Javier Maruri Vargas
Académico Nutrición y Dietética
Universidad Andrés Bello
La reciente declaración de Donald Trump sobre un posible regreso de Coca-Cola a su fórmula original con azúcar de caña no es solo anecdótica. Es una jugada cuidadosamente pensada, que activa símbolos culturales, económicos y también nutricionales. Para muchos, el azúcar de caña representa una idea de lo auténtico, de lo “natural”, mientras que el jarabe de maíz —ampliamente usado en Estados Unidos— arrastra una imagen negativa, asociada a la sobreindustrialización de la alimentación.

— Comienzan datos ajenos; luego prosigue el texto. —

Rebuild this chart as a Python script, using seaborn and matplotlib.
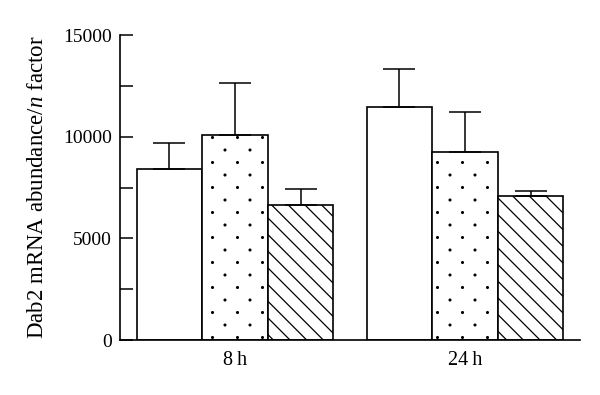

Pero más allá de ese relato simbólico, la pregunta relevante es si realmente hay una diferencia en términos de salud entre ambos ingredientes. Desde la bioquímica, ambos entregan glucosa y fructosa: equivalentes en aporte calórico y en su impacto metabólico. El cuerpo humano no distingue si esas moléculas vienen de un cultivo de caña en América Latina o de maíz subsidiado en el medio oeste estadounidense. Puede haber ligeras variaciones en su absorción, pero ninguna con implicancia significativa para la salud pública. Si bien algunos estudios han sugerido que el jarabe de maíz de alta fructosa, por su mayor proporción de fructosa libre, podría tener un efecto más marcado en la lipogénesis hepática o la resistencia a la insulina, estas diferencias son marginales frente al impacto global del exceso de azúcar en la dieta.
Lo que sí importa, y mucho, es la cantidad. Ese debería ser el eje del debate. Cambiar un tipo de azúcar por otro no corrige el exceso de azúcares añadidos que domina buena parte de la oferta de alimentos ultraprocesados. El riesgo metabólico persiste. Y lo más preocupante: este tipo de estrategias de marketing puede generar una falsa sensación de seguridad, reforzando la idea errónea de que existen azúcares “buenos” y “malos”. El verdadero problema no es su origen, es su abundancia.
En la última década, la evidencia ha sido concluyente: el consumo habitual de bebidas azucaradas se asocia con mayor riesgo de obesidad, diabetes tipo 2, enfermedad cardiovascular y síndrome metabólico. A diferencia de los alimentos sólidos, estas bebidas no generan saciedad, interfieren con la autorregulación del apetito y favorecen la ganancia de peso. El daño empieza temprano: hay una relación directa entre el consumo infantil de estas bebidas y el desarrollo posterior de enfermedades crónicas. En Chile, por ejemplo, se estima que más del 65% de los escolares consume bebidas azucaradas al menos una vez por semana, y que estas representan una fuente significativa de azúcares añadidos en su dieta. A ello se suma un aumento en la incidencia de caries, especialmente en grupos vulnerables. Las consecuencias no son anecdóticas: a nivel poblacional, reducir su consumo puede significar ahorros sanitarios significativos y una mejora en la calidad de vida.
Por supuesto, el debate tiene también una arista política. El uso de jarabe de maíz en Estados Unidos no es solo una decisión técnica o económica: es el resultado de décadas de subsidios agrícolas. Hablar de azúcar de caña es también hablar de identidad nacional, de relaciones comerciales, de qué se considera “americano” y qué no. En ese contexto, el anuncio de Trump no es nutricional: es ideológico. Como suele ocurrir con la alimentación, lo que se sirve en la mesa está cargado de historia, poder y símbolos.
Desde la nutrición, no se puede avalar ni rechazar este cambio por sí solo. Modificar un ingrediente no resuelve el problema de fondo. En lugar de aplaudir el retorno de una fórmula “original”, deberíamos aprovechar la atención mediática para profundizar una conversación seria sobre el impacto de las bebidas azucaradas en la salud colectiva. No es cuestión de nostalgia, sino de responsabilidad. Porque si seguimos disfrazando el debate con etiquetas más amables, el resultado será el mismo: más azúcar, con distinto apellido.